Sonora’s wave of disappearances are the result of a complex web of factors: criminal groups controlling vast stretches of land through which they prepare, package and transport drugs, contraband and migrants; unmotivated, ill-prepared, corrupt or overwhelmed local authorities who routinely ignore warning signs and do not give disappearance cases high priority; and large, economic interests that may intersect with criminal interests.
The result is almost complete impunity. Only cases out of the ordinary seem to get much attention from the press and, by extension, authorities. For example, last April, 30 Mexican Marines were arrested for their role in several forced disappearances in 2014. The most recent case of the missing Yaqui members is another. But more is needed.
Civil society organizations working to find the missing are being targeted.
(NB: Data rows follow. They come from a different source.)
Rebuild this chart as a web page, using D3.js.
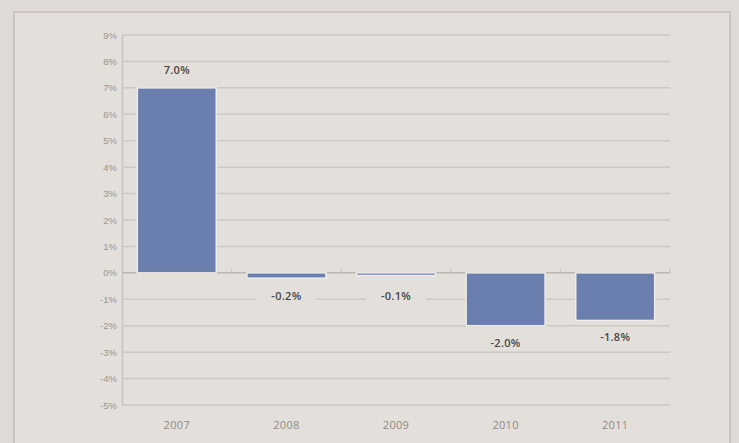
<!DOCTYPE html>
<html>
<head>
<meta charset="utf-8">
<script src="https://d3js.org/d3.v7.min.js"></script>
<style>
  body { margin: 0; background: #dfdad6; }
  svg { display: block; font-family: 'Open Sans', sans-serif; }
</style>
</head>
<body>
<svg id="chart" width="739" height="443"></svg>
<script>
// data
var years = ["2007", "2008", "2009", "2010", "2011"];
var growth = [7.0, -0.2, -0.1, -2.0, -1.8];
var yTicks = [9, 8, 7, 6, 5, 4, 3, 2, 1, 0, -1, -2, -3, -4, -5];

var svg = d3.select("#chart");

// frame around the figure
svg.append("rect")
  .attr("x", 14).attr("y", 12)
  .attr("width", 716).attr("height", 440)
  .attr("fill", "#e3dfdb")
  .attr("stroke", "#cbc6c1")
  .attr("stroke-width", 2);

var plotLeft = 122, plotRight = 670, plotTop = 35, plotBottom = 405;

var x = d3.scaleBand()
  .domain(years)
  .range([plotLeft, plotRight])
  .paddingInner(0.28)
  .paddingOuter(0.14);

var y = d3.scaleLinear()
  .domain([-5, 9])
  .range([plotBottom, plotTop]);

// gridlines
svg.append("g")
  .selectAll("line")
  .data(yTicks)
  .join("line")
  .attr("x1", plotLeft).attr("x2", plotRight)
  .attr("y1", function(d) { return y(d); })
  .attr("y2", function(d) { return y(d); })
  .attr("stroke", function(d) { return d === 0 ? "#bdb7b1" : "#cdc8c3"; })
  .attr("stroke-width", 1.5);

// y axis
var yAxis = d3.axisLeft(y)
  .tickValues(yTicks)
  .tickSize(0)
  .tickPadding(5)
  .tickFormat(function(d) { return d + "%"; });

svg.append("g")
  .attr("transform", "translate(" + plotLeft + ",0)")
  .call(yAxis)
  .call(function(g) { g.select(".domain").attr("stroke", "#c9c4bf").attr("stroke-width", 1.5); })
  .selectAll("text")
  .attr("fill", "#9a948f")
  .style("font-size", "9.5px");

// small ticks on the zero line between categories
svg.append("g")
  .selectAll("line")
  .data(years)
  .join("line")
  .attr("x1", function(d) { return x(d) + x.bandwidth() + x.step() * 0.14; })
  .attr("x2", function(d) { return x(d) + x.bandwidth() + x.step() * 0.14; })
  .attr("y1", y(0) - 4).attr("y2", y(0))
  .attr("stroke", "#c4beb8");

var labelY = function(d) {
  return d >= 0 ? y(d) - 14 : Math.max(y(d), y(0) + 6) + 21;
};

// bars
svg.append("g")
  .selectAll("rect")
  .data(growth)
  .join("rect")
  .attr("x", function(d, i) { return x(years[i]); })
  .attr("width", x.bandwidth())
  .attr("y", function(d) { return y(Math.max(0, d)); })
  .attr("height", function(d) { return Math.max(2, Math.abs(y(d) - y(0))); })
  .attr("fill", "#6a7fae")
  .attr("stroke", "#eeebe8")
  .attr("stroke-width", 1.5);

// value labels, with a background that cuts the gridlines
var labels = svg.append("g");
labels.selectAll("rect")
  .data(growth)
  .join("rect")
  .attr("x", function(d, i) { return x(years[i]) + x.bandwidth() / 2 - 30; })
  .attr("y", function(d) { return labelY(d) - 11; })
  .attr("width", 60).attr("height", 15)
  .attr("fill", "#e3dfdb");

labels.selectAll("text")
  .data(growth)
  .join("text")
  .attr("x", function(d, i) { return x(years[i]) + x.bandwidth() / 2; })
  .attr("y", function(d) { return labelY(d); })
  .attr("text-anchor", "middle")
  .attr("fill", "#4a4545")
  .style("font-size", "11px")
  .style("font-weight", "600")
  .style("letter-spacing", "0.3px")
  .text(function(d) { return d.toFixed(1) + "%"; });

// x labels
svg.append("g")
  .selectAll("text")
  .data(years)
  .join("text")
  .attr("x", function(d) { return x(d) + x.bandwidth() / 2; })
  .attr("y", 429)
  .attr("text-anchor", "middle")
  .attr("fill", "#928c87")
  .style("font-size", "11px")
  .style("letter-spacing", "0.3px")
  .text(function(d) { return d; });
</script>
</body>
</html>
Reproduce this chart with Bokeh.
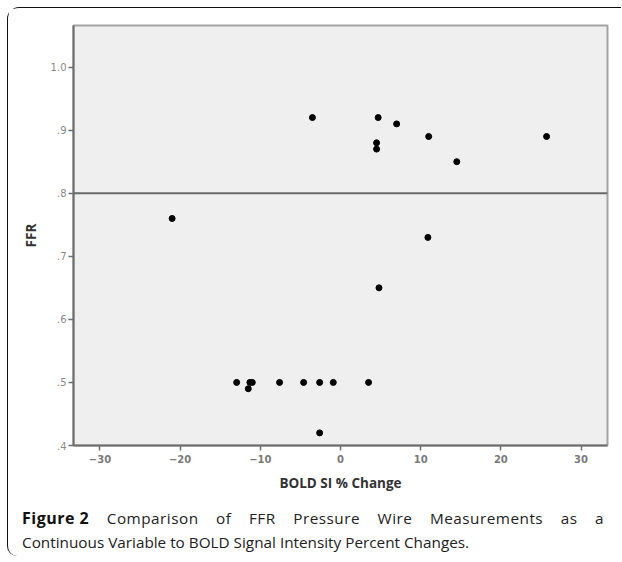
from bokeh.plotting import figure
from bokeh.models import Range1d, FixedTicker, Span, Div
from bokeh.layouts import column
from bokeh.embed import file_html
from bokeh.resources import INLINE

# ---- data ----
bold_si_change = [-3.5, 4.7, 7.0, 4.5, 4.5, 11.0, 14.5, 25.7,
                  -21.0, 10.9, 4.8,
                  -12.95, -11.3, -11.0, -11.5, -7.6, -4.6, -2.6, -0.9, 3.5, -2.6]
ffr = [0.92, 0.92, 0.91, 0.88, 0.87, 0.89, 0.85, 0.89,
       0.76, 0.73, 0.65,
       0.50, 0.50, 0.50, 0.49, 0.50, 0.50, 0.50, 0.50, 0.50, 0.42]
ffr_cutoff = 0.8
x_ticks = [-30, -20, -10, 0, 10, 20, 30]
y_ticks = [0.4, 0.5, 0.6, 0.7, 0.8, 0.9, 1.0]
y_tick_labels = [".4", ".5", ".6", ".7", ".8", ".9", "1.0"]

caption_bold = "Figure 2"
caption_line1 = "Comparison of FFR Pressure Wire Measurements as a"
caption_line2 = "Continuous Variable to BOLD Signal Intensity Percent Changes."

W, H = 612, 492

p = figure(width=W, height=H, output_backend="svg", toolbar_location=None,
           x_range=Range1d(-33.3, 33.3), y_range=Range1d(0.4, 1.066),
           min_border_left=65, min_border_top=17, min_border_right=13,
           min_border_bottom=55)

p.background_fill_color = "#efefef"
p.border_fill_color = "white"
p.outline_line_color = "#a3a3a3"
p.outline_line_width = 2
p.xgrid.visible = False
p.ygrid.visible = False

for ax in (p.xaxis[0], p.yaxis[0]):
    ax.axis_line_color = "#6e6e6e"
    ax.axis_line_width = 2
    ax.major_tick_line_color = "#6e6e6e"
    ax.major_tick_line_width = 1.5
    ax.major_tick_in = 0
    ax.major_tick_out = 5
    ax.minor_tick_line_color = None
    ax.major_label_text_color = "#7a7a7a"
    ax.major_label_text_font = "DejaVu Sans"
    ax.major_label_text_font_size = "10px"
    ax.axis_label_text_font = "Open Sans"
    ax.axis_label_text_font_style = "bold"
    ax.axis_label_text_font_size = "13.5px"
    ax.axis_label_text_color = "#333333"

p.xaxis.ticker = FixedTicker(ticks=x_ticks)
p.xaxis.major_label_text_font_style = "bold"
p.xaxis.major_label_standoff = 4
p.xaxis.axis_label = "BOLD SI % Change"
p.xaxis.axis_label_standoff = 8

p.yaxis.ticker = FixedTicker(ticks=y_ticks)
p.yaxis.major_label_overrides = {t: l for t, l in zip(y_ticks, y_tick_labels)}
p.yaxis.major_label_text_color = "#8a8a8a"
p.yaxis.major_label_standoff = 2
p.yaxis.axis_label = "FFR"
p.yaxis.axis_label_standoff = 8

p.add_layout(Span(location=ffr_cutoff, dimension="width",
                  line_color="#6a6a6a", line_width=2))

p.scatter(bold_si_change, ffr, size=6, color="black")

caption_html = (
    '<div style="padding:6px 0 0 14px; font-family:\'Open Sans\'; '
    'font-size:15.3px; line-height:24px; color:#222;">'
    '<div style="width:582px; white-space:nowrap; display:flex; '
    'justify-content:space-between; letter-spacing:0.5px;">'
    + f'<b style="color:#111; font-size:16px;">{caption_bold}</b>'
    + ''.join(f'<span>{w}</span>' for w in caption_line1.split())
    + '</div>'
    f'<div style="text-align:left; white-space:nowrap;">{caption_line2}</div>'
    '</div>'
)
caption = Div(text=caption_html, width=W, height=56, margin=0)

layout = column(p, caption, margin=(7, 0, 0, 7), width=W + 1,
                styles={"border-left": "1px solid #111",
                        "border-top": "1px solid #111",
                        "border-top-left-radius": "12px",
                        "border-bottom-left-radius": "10px",
                        "min-width": "614px"})

open("out.html", "w").write(file_html(layout, INLINE))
On August 24, the same day López Obrador visited Sonora, dozens of activists gathered in Mexico City for a protest and issued a statement calling for greater protection from the state. One of those being commemorated was Aranza Ramos, a 28-year-old woman from Sonora who had joined search parties organized by Madres Buscadoras (Searching Mothers) to find her husband, missing since December 2020. She participated in uncovering mass graves and reportedly received several threats before being gunned down in July at her home in Guaymas, Sonora.
The United Nations High Commissioner for Human Rights (UNHCR) and the Inter-American Commission on Human Rights (IACHR) have both called on the government to investigate Ramos’ death and protect her family.
Meanwhile, the Ramos family, as well as the Yaqui community, continue to wait for answers.